===== Information supplied =====
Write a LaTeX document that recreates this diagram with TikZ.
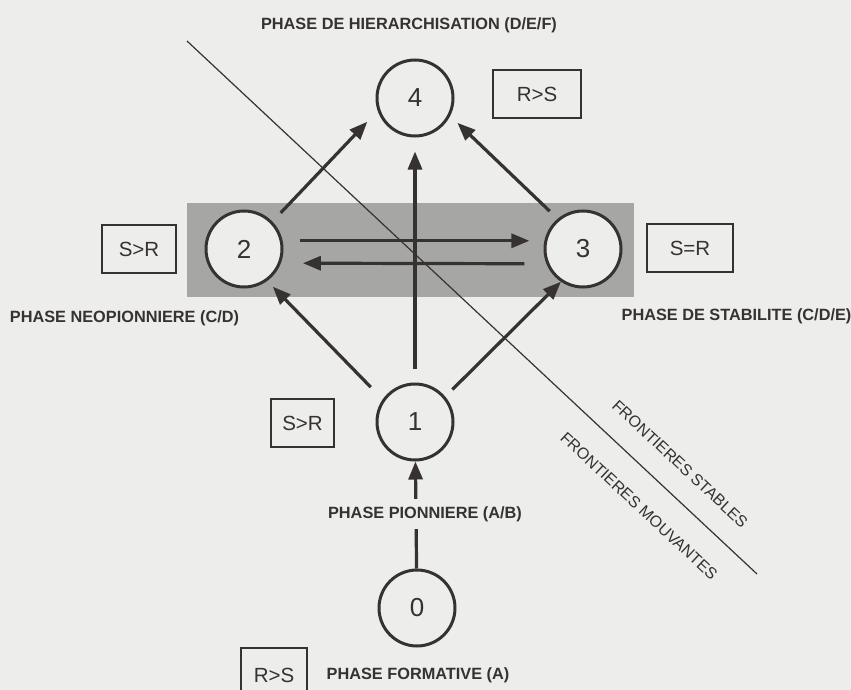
\documentclass[tikz,border=0pt]{standalone}
\usepackage{fontspec}
\setmainfont{Liberation Sans}
\usetikzlibrary{arrows.meta}
\definecolor{bgc}{HTML}{EDEDEB}
\definecolor{ink}{HTML}{363232}
\definecolor{band}{HTML}{A6A6A4}
\tikzset{
  phase/.style={circle, draw=ink, line width=3pt, fill=bgc, minimum size=76pt, inner sep=0pt, text=ink, font=\fontsize{26}{26}\selectfont},
  relbox/.style={draw=ink, line width=1.2pt, text=ink, inner sep=0pt, font=\fontsize{20.5}{20.5}\selectfont},
  lab/.style={text=ink, font=\fontsize{16.3}{16.3}\selectfont\bfseries, inner sep=0pt},
  frontlab/.style={text=ink, font=\fontsize{16}{16}\selectfont, inner sep=0pt, rotate=-43},
  arr/.style={draw=ink, line width=3.2pt, -{Triangle[length=18pt,width=14pt]}},
  thin/.style={draw=ink, line width=1.2pt}
}
\begin{document}
\begin{tikzpicture}[x=1pt,y=-1pt]
\fill[bgc] (0,0) rectangle (851,690);
\useasboundingbox (0,0) rectangle (851,690);
% grey band
\fill[band] (187,203) rectangle (634,297);
% frontier line
\coordinate (fa) at (187,41);
\coordinate (fb) at (757,574);
\draw[thin] (fa) -- (fb);
% circles
\node[phase] (c4) at (415,98) {4};
\node[phase] (c2) at (244,249) {2};
\node[phase] (c3) at (583,249) {3};
\node[phase] (c1) at (415,422) {1};
\node[phase] (c0) at (417,608) {0};
% relation boxes
\node[relbox, minimum width=88pt, minimum height=48pt] (b4) at (537,94) {R>S};
\node[relbox, minimum width=74pt, minimum height=48pt] (b2) at (139,249) {S>R};
\node[relbox, minimum width=86pt, minimum height=48pt] (b3) at (690,248) {S=R};
\node[relbox, minimum width=63pt, minimum height=48pt] (b1) at (302.5,423) {S>R};
\node[relbox, minimum width=66pt, minimum height=54pt] (b0) at (274,675) {R>S};
% arrows
\draw[arr] (c0) -- (c1);
\draw[arr, shorten <=14pt, shorten >=14pt] (c1) -- (c4);
\draw[arr, shorten <=17pt, shorten >=8pt] (c1.145) -- (c2.-54);
\draw[arr, shorten <=10pt] (c1.40) -- (c3.236);
\draw[arr, shorten <=12pt, shorten >=15pt] (c2.44) -- (c4.199);
\draw[arr, shorten <=11pt, shorten >=10pt] (c3.130) -- (c4.-27);
\draw[arr, shorten <=17pt, shorten >=15pt] (c2.12) -- (c3.168);
\draw[arr, shorten <=22pt, shorten >=22pt] (c3.202) -- (c2.-21);
% phase labels
\node[lab] (l4) at (409,25) {PHASE DE HIERARCHISATION (D/E/F)};
\node[lab] (l2) at (124.5,318) {PHASE NEOPIONNIERE (C/D)};
\node[lab] (l3) at (736.5,316) {PHASE DE STABILITE (C/D/E)};
\node[lab, fill=bgc, inner xsep=2pt, inner ysep=7pt] (l1) at (425,514) {PHASE PIONNIERE (A/B)};
\node[lab] (l0) at (418,675) {PHASE FORMATIVE (A)};
% frontier labels
\node[frontlab] (fs) at (680,464) {FRONTIERES STABLES};
\node[frontlab] (fm) at (639,506) {FRONTIERES MOUVANTES};
\end{tikzpicture}
\end{document}
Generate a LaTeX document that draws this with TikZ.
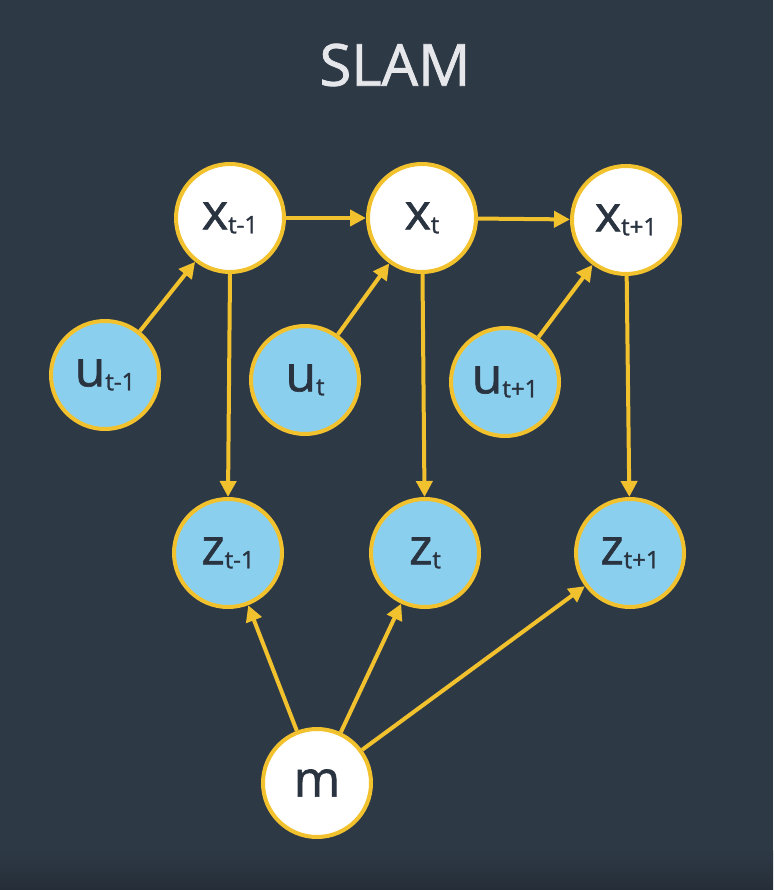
\documentclass[tikz,border=0pt]{standalone}
\usepackage{fontspec}
\setmainfont{Open Sans}
\newfontface\semib{Open Sans}[FakeBold=1.3]
\usetikzlibrary{arrows.meta}
\definecolor{slate}{HTML}{2E3946}
\definecolor{slatedark}{HTML}{252E38}
\definecolor{ink}{HTML}{2A3340}
\definecolor{gold}{HTML}{F2C12E}
\definecolor{sky}{HTML}{8ACFEE}
\definecolor{titlegrey}{HTML}{E6E7EA}
\newcommand{\varlabel}[2]{{\fontsize{50}{50}\selectfont #1}\raisebox{-0.4em}{\fontsize{24}{24}\selectfont #2}}

\tikzset{
  state/.style={circle,draw=gold,line width=4pt,fill=white,minimum size=108pt,inner sep=0pt,text=ink,font=\semib},
  given/.style={state,fill=sky},
  link/.style={draw=gold,line width=4pt,-{Triangle[length=16pt,width=16pt]}}
}

\begin{document}
\begin{tikzpicture}[x=1pt,y=-1pt]

\fill[slate] (0,0) rectangle (773,890);
\shade[top color=slate,bottom color=slatedark] (0,850) rectangle (773,890);
\useasboundingbox (0,0) rectangle (773,890);

\node[text=titlegrey,font=\semib\fontsize{58}{58}\selectfont] (title) at (395,65) {SLAM};

% poses
\node[state] (xa) at (230,218) {\varlabel{x}{t-1}};
\node[state] (xb) at (422,218) {\varlabel{x}{t}};
\node[state] (xc) at (626,220) {\varlabel{x}{t+1}};

% controls
\node[given] (ua) at (105,375) {\varlabel{u}{t-1}};
\node[given] (ub) at (305,380) {\varlabel{u}{t}};
\node[given] (uc) at (505,382) {\varlabel{u}{t+1}};

% measurements
\node[given] (za) at (228,553) {\varlabel{z}{t-1}};
\node[given] (zb) at (425,553) {\varlabel{z}{t}};
\node[given] (zc) at (630,553) {\varlabel{z}{t+1}};

% map
\node[state] (m) at (317,783) {{\fontsize{50}{50}\selectfont m}};

\draw[link] (xa) -- (xb);
\draw[link] (xb) -- (xc);
\draw[link] (ua) -- (xa);
\draw[link] (ub) -- (xb);
\draw[link] (uc) -- (xc);
\draw[link] (xa.south) -- (za.north);
\draw[link] (xb) -- (zb);
\draw[link] (xc) -- (zc);
\draw[link] (m) -- (za);
\draw[link] (m) -- (zb);
\draw[link] (m) -- (zc);

\end{tikzpicture}
\end{document}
=====
### Challenge
Set down the records in full and exactly. Do not carry over any image.

### Task response
Write a LaTeX document that recreates this diagram with TikZ.
\documentclass[tikz,border=0pt]{standalone}
\usepackage{fontspec}
\setmainfont{Liberation Sans}
\usetikzlibrary{arrows.meta}
\definecolor{bgc}{HTML}{EDEDEB}
\definecolor{ink}{HTML}{363232}
\definecolor{band}{HTML}{A6A6A4}
\tikzset{
  phase/.style={circle, draw=ink, line width=3pt, fill=bgc, minimum size=76pt, inner sep=0pt, text=ink, font=\fontsize{26}{26}\selectfont},
  relbox/.style={draw=ink, line width=1.2pt, text=ink, inner sep=0pt, font=\fontsize{20.5}{20.5}\selectfont},
  lab/.style={text=ink, font=\fontsize{16.3}{16.3}\selectfont\bfseries, inner sep=0pt},
  frontlab/.style={text=ink, font=\fontsize{16}{16}\selectfont, inner sep=0pt, rotate=-43},
  arr/.style={draw=ink, line width=3.2pt, -{Triangle[length=18pt,width=14pt]}},
  thin/.style={draw=ink, line width=1.2pt}
}
\begin{document}
\begin{tikzpicture}[x=1pt,y=-1pt]
\fill[bgc] (0,0) rectangle (851,690);
\useasboundingbox (0,0) rectangle (851,690);
% grey band
\fill[band] (187,203) rectangle (634,297);
% frontier line
\coordinate (fa) at (187,41);
\coordinate (fb) at (757,574);
\draw[thin] (fa) -- (fb);
% circles
\node[phase] (c4) at (415,98) {4};
\node[phase] (c2) at (244,249) {2};
\node[phase] (c3) at (583,249) {3};
\node[phase] (c1) at (415,422) {1};
\node[phase] (c0) at (417,608) {0};
% relation boxes
\node[relbox, minimum width=88pt, minimum height=48pt] (b4) at (537,94) {R>S};
\node[relbox, minimum width=74pt, minimum height=48pt] (b2) at (139,249) {S>R};
\node[relbox, minimum width=86pt, minimum height=48pt] (b3) at (690,248) {S=R};
\node[relbox, minimum width=63pt, minimum height=48pt] (b1) at (302.5,423) {S>R};
\node[relbox, minimum width=66pt, minimum height=54pt] (b0) at (274,675) {R>S};
% arrows
\draw[arr] (c0) -- (c1);
\draw[arr, shorten <=14pt, shorten >=14pt] (c1) -- (c4);
\draw[arr, shorten <=17pt, shorten >=8pt] (c1.145) -- (c2.-54);
\draw[arr, shorten <=10pt] (c1.40) -- (c3.236);
\draw[arr, shorten <=12pt, shorten >=15pt] (c2.44) -- (c4.199);
\draw[arr, shorten <=11pt, shorten >=10pt] (c3.130) -- (c4.-27);
\draw[arr, shorten <=17pt, shorten >=15pt] (c2.12) -- (c3.168);
\draw[arr, shorten <=22pt, shorten >=22pt] (c3.202) -- (c2.-21);
% phase labels
\node[lab] (l4) at (409,25) {PHASE DE HIERARCHISATION (D/E/F)};
\node[lab] (l2) at (124.5,318) {PHASE NEOPIONNIERE (C/D)};
\node[lab] (l3) at (736.5,316) {PHASE DE STABILITE (C/D/E)};
\node[lab, fill=bgc, inner xsep=2pt, inner ysep=7pt] (l1) at (425,514) {PHASE PIONNIERE (A/B)};
\node[lab] (l0) at (418,675) {PHASE FORMATIVE (A)};
% frontier labels
\node[frontlab] (fs) at (680,464) {FRONTIERES STABLES};
\node[frontlab] (fm) at (639,506) {FRONTIERES MOUVANTES};
\end{tikzpicture}
\end{document}
Generate a LaTeX document that draws this with TikZ.
\documentclass[tikz,border=0pt]{standalone}
\usepackage{fontspec}
\setmainfont{Open Sans}
\newfontface\semib{Open Sans}[FakeBold=1.3]
\usetikzlibrary{arrows.meta}
\definecolor{slate}{HTML}{2E3946}
\definecolor{slatedark}{HTML}{252E38}
\definecolor{ink}{HTML}{2A3340}
\definecolor{gold}{HTML}{F2C12E}
\definecolor{sky}{HTML}{8ACFEE}
\definecolor{titlegrey}{HTML}{E6E7EA}
\newcommand{\varlabel}[2]{{\fontsize{50}{50}\selectfont #1}\raisebox{-0.4em}{\fontsize{24}{24}\selectfont #2}}

\tikzset{
  state/.style={circle,draw=gold,line width=4pt,fill=white,minimum size=108pt,inner sep=0pt,text=ink,font=\semib},
  given/.style={state,fill=sky},
  link/.style={draw=gold,line width=4pt,-{Triangle[length=16pt,width=16pt]}}
}

\begin{document}
\begin{tikzpicture}[x=1pt,y=-1pt]

\fill[slate] (0,0) rectangle (773,890);
\shade[top color=slate,bottom color=slatedark] (0,850) rectangle (773,890);
\useasboundingbox (0,0) rectangle (773,890);

\node[text=titlegrey,font=\semib\fontsize{58}{58}\selectfont] (title) at (395,65) {SLAM};

% poses
\node[state] (xa) at (230,218) {\varlabel{x}{t-1}};
\node[state] (xb) at (422,218) {\varlabel{x}{t}};
\node[state] (xc) at (626,220) {\varlabel{x}{t+1}};

% controls
\node[given] (ua) at (105,375) {\varlabel{u}{t-1}};
\node[given] (ub) at (305,380) {\varlabel{u}{t}};
\node[given] (uc) at (505,382) {\varlabel{u}{t+1}};

% measurements
\node[given] (za) at (228,553) {\varlabel{z}{t-1}};
\node[given] (zb) at (425,553) {\varlabel{z}{t}};
\node[given] (zc) at (630,553) {\varlabel{z}{t+1}};

% map
\node[state] (m) at (317,783) {{\fontsize{50}{50}\selectfont m}};

\draw[link] (xa) -- (xb);
\draw[link] (xb) -- (xc);
\draw[link] (ua) -- (xa);
\draw[link] (ub) -- (xb);
\draw[link] (uc) -- (xc);
\draw[link] (xa.south) -- (za.north);
\draw[link] (xb) -- (zb);
\draw[link] (xc) -- (zc);
\draw[link] (m) -- (za);
\draw[link] (m) -- (zb);
\draw[link] (m) -- (zc);

\end{tikzpicture}
\end{document}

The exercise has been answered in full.